## Start Provided material

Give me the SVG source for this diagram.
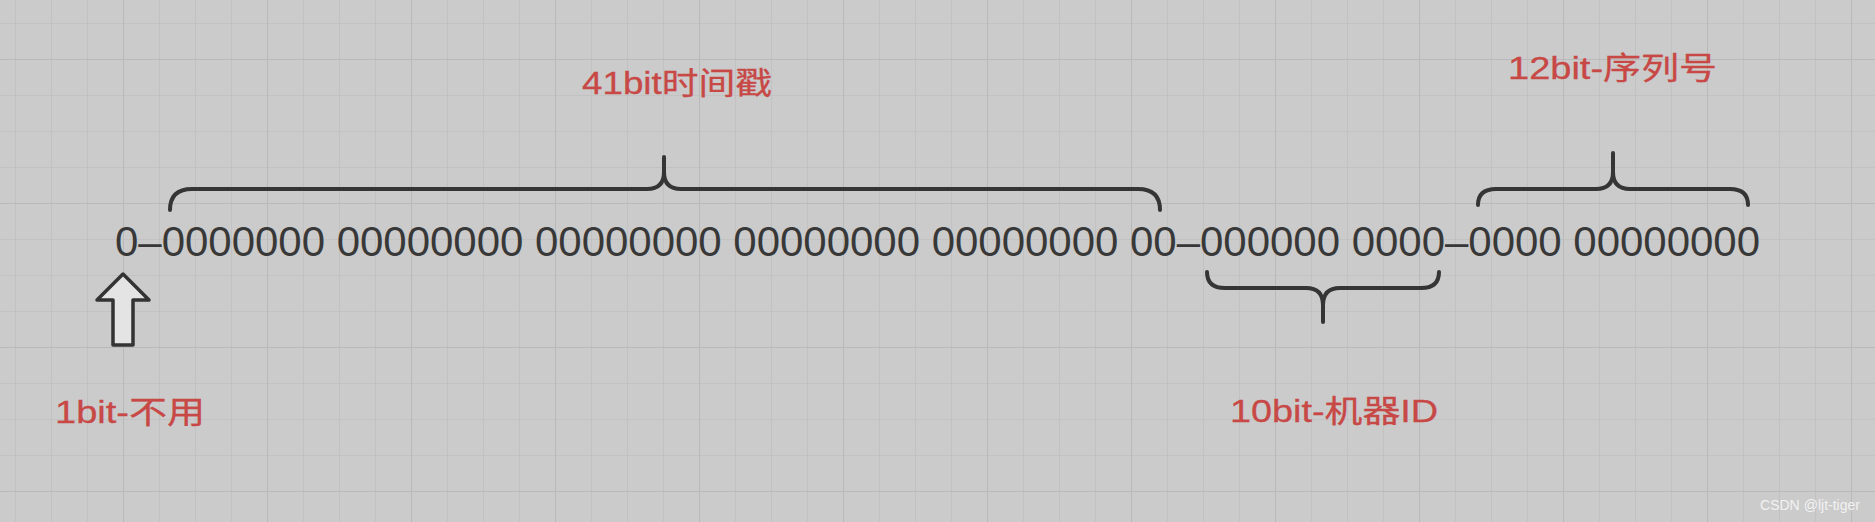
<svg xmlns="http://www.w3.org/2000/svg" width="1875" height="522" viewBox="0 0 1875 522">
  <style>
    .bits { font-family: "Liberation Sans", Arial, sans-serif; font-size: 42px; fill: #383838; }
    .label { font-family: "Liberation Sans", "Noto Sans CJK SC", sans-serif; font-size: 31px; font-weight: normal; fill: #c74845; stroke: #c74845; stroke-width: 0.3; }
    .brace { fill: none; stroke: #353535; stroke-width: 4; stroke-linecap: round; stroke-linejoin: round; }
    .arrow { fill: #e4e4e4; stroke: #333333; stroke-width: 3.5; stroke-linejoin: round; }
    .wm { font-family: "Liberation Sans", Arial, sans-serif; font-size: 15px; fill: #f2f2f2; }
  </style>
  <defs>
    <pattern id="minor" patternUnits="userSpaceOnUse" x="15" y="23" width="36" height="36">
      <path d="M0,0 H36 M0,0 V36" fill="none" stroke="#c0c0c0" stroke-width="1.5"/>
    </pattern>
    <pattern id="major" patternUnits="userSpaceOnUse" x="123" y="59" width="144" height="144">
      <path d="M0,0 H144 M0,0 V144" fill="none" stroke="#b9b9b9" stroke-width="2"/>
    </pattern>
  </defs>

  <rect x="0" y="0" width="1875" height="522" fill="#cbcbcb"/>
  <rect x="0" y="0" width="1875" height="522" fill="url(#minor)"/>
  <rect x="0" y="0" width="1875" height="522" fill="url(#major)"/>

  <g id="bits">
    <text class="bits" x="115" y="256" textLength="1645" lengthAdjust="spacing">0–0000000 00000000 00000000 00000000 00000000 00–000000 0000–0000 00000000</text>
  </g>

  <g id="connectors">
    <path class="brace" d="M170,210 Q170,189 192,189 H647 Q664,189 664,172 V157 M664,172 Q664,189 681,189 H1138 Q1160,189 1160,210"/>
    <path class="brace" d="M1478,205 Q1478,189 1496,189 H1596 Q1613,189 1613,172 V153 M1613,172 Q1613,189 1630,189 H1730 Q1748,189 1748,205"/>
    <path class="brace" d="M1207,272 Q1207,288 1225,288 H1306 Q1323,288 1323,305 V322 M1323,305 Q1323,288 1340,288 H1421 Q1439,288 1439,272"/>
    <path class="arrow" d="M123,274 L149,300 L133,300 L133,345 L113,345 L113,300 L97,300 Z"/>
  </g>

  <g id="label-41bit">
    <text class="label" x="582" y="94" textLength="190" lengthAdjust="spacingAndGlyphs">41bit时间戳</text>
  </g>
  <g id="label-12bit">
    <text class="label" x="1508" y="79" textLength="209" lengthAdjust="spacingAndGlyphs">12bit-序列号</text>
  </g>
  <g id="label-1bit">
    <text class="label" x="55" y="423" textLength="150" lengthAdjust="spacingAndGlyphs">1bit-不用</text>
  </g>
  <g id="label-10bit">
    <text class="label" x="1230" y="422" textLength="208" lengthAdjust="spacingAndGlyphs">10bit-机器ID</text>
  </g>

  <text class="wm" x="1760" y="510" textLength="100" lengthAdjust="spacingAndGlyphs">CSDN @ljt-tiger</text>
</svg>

## End Provided material

# Description of the task:
Write out again every line above exactly as given; the pictures do not belong in the copy.

# Task response:
Give me the SVG source for this diagram.
<svg xmlns="http://www.w3.org/2000/svg" width="1875" height="522" viewBox="0 0 1875 522">
  <style>
    .bits { font-family: "Liberation Sans", Arial, sans-serif; font-size: 42px; fill: #383838; }
    .label { font-family: "Liberation Sans", "Noto Sans CJK SC", sans-serif; font-size: 31px; font-weight: normal; fill: #c74845; stroke: #c74845; stroke-width: 0.3; }
    .brace { fill: none; stroke: #353535; stroke-width: 4; stroke-linecap: round; stroke-linejoin: round; }
    .arrow { fill: #e4e4e4; stroke: #333333; stroke-width: 3.5; stroke-linejoin: round; }
    .wm { font-family: "Liberation Sans", Arial, sans-serif; font-size: 15px; fill: #f2f2f2; }
  </style>
  <defs>
    <pattern id="minor" patternUnits="userSpaceOnUse" x="15" y="23" width="36" height="36">
      <path d="M0,0 H36 M0,0 V36" fill="none" stroke="#c0c0c0" stroke-width="1.5"/>
    </pattern>
    <pattern id="major" patternUnits="userSpaceOnUse" x="123" y="59" width="144" height="144">
      <path d="M0,0 H144 M0,0 V144" fill="none" stroke="#b9b9b9" stroke-width="2"/>
    </pattern>
  </defs>

  <rect x="0" y="0" width="1875" height="522" fill="#cbcbcb"/>
  <rect x="0" y="0" width="1875" height="522" fill="url(#minor)"/>
  <rect x="0" y="0" width="1875" height="522" fill="url(#major)"/>

  <g id="bits">
    <text class="bits" x="115" y="256" textLength="1645" lengthAdjust="spacing">0–0000000 00000000 00000000 00000000 00000000 00–000000 0000–0000 00000000</text>
  </g>

  <g id="connectors">
    <path class="brace" d="M170,210 Q170,189 192,189 H647 Q664,189 664,172 V157 M664,172 Q664,189 681,189 H1138 Q1160,189 1160,210"/>
    <path class="brace" d="M1478,205 Q1478,189 1496,189 H1596 Q1613,189 1613,172 V153 M1613,172 Q1613,189 1630,189 H1730 Q1748,189 1748,205"/>
    <path class="brace" d="M1207,272 Q1207,288 1225,288 H1306 Q1323,288 1323,305 V322 M1323,305 Q1323,288 1340,288 H1421 Q1439,288 1439,272"/>
    <path class="arrow" d="M123,274 L149,300 L133,300 L133,345 L113,345 L113,300 L97,300 Z"/>
  </g>

  <g id="label-41bit">
    <text class="label" x="582" y="94" textLength="190" lengthAdjust="spacingAndGlyphs">41bit时间戳</text>
  </g>
  <g id="label-12bit">
    <text class="label" x="1508" y="79" textLength="209" lengthAdjust="spacingAndGlyphs">12bit-序列号</text>
  </g>
  <g id="label-1bit">
    <text class="label" x="55" y="423" textLength="150" lengthAdjust="spacingAndGlyphs">1bit-不用</text>
  </g>
  <g id="label-10bit">
    <text class="label" x="1230" y="422" textLength="208" lengthAdjust="spacingAndGlyphs">10bit-机器ID</text>
  </g>

  <text class="wm" x="1760" y="510" textLength="100" lengthAdjust="spacingAndGlyphs">CSDN @ljt-tiger</text>
</svg>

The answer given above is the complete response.